The bigger question — can this 21-year-old with no American football experience do the job for the Buckeyes? — seems to be fading by the day. When a temporary scholarship crunch caused OSU commitment Johnny Townshend to pick Florida after signing day, the Buckeyes suddenly were in the market for a punter.

Enter Johnston, a former Australian Rules Football player who had been working for the previous 18 months at ProKick Australia. ProKick has become a minifactory for producing kickers, including Alex Dunnachie formerly of Hawaii, Christian Eldred of Minnesota and Tom Hornsey of Memphis.

“It’s something I’ve always wanted to do,” Johnston said. “I always thought of that. I was playing Australian Rules back home and had a couple of friends (kicking here). I thought that this is what I want to end up doing.”

Dazzled by his videos, Ohio State researched Johnston’s background and signed him over the summer. The buzz about 80-yard punts and incredible hang times was so strong that it felt like urban-legend material.

A week into fall camp, the hype seems justified.

“Special, special, special,” said cornerbacks coach Kerry Coombs, who has added overseeing the kicking game to his job this year. “He’s gifted. He can kick the ball a long way. He can kick it high. He can kick it where you want him to kick it. He can do all the kicks right now.

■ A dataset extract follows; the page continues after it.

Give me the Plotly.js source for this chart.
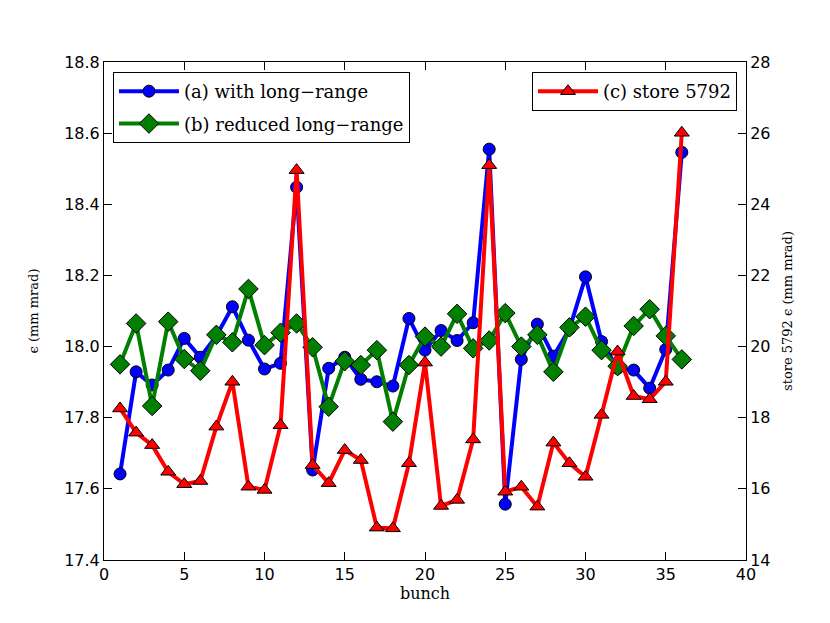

“Provided he can continue to do that and manage the American football environment that he is about to placed in, he is going to be a great, great addition to our team.”

In a practice open to the media last week, Johnston produced some booming kicks. He also had a few clunkers against a full rush. At ProKick, Johnston faced a simulated rush, but not from guys the size of Ohio State’s players.

“He hasn’t played in front of 107,000 people, and a bunch of people wearing shoulder pads running at him full speed wanting to kill him,” Coombs said.

But Coombs said he is confident Johnston can handle it.

Placekicker Drew Basil, who handled punting duties during spring practice, said he knew Johnston was special from the first workouts in the summer.

“Oh, my gosh, he’s unbelievable,” Basil said. “Just the way the ball comes off his foot, it’s pretty amazing. He has a different punting form than most people see in America. What they’re taught is to plant their leg really hard into the ground and swing up. They don’t come off the ground. It’s pretty cool.”

Johnston said the adjustment to life off the field has been bigger than on the field, but neither has been a problem.

“The culture has been more the main (adjustment), just funny stuff like driving on the other side of the road,” Johnston said.

Drivers in Australia drive on the left side of the road.

A freshman from a place on the other side of the world might not have a lot in common with his teammates, but Johnston already has become popular among the Buckeyes.

“Cameron, he’s awesome,” Basil said. “He’s a good guy. He’s fitting right in and adjusting really well.”

Johnston will major in education, which he started pursuing in Australia

“I want to finish my degree and do this (punting),” he said. “To be able to get both out of it has been amazing.”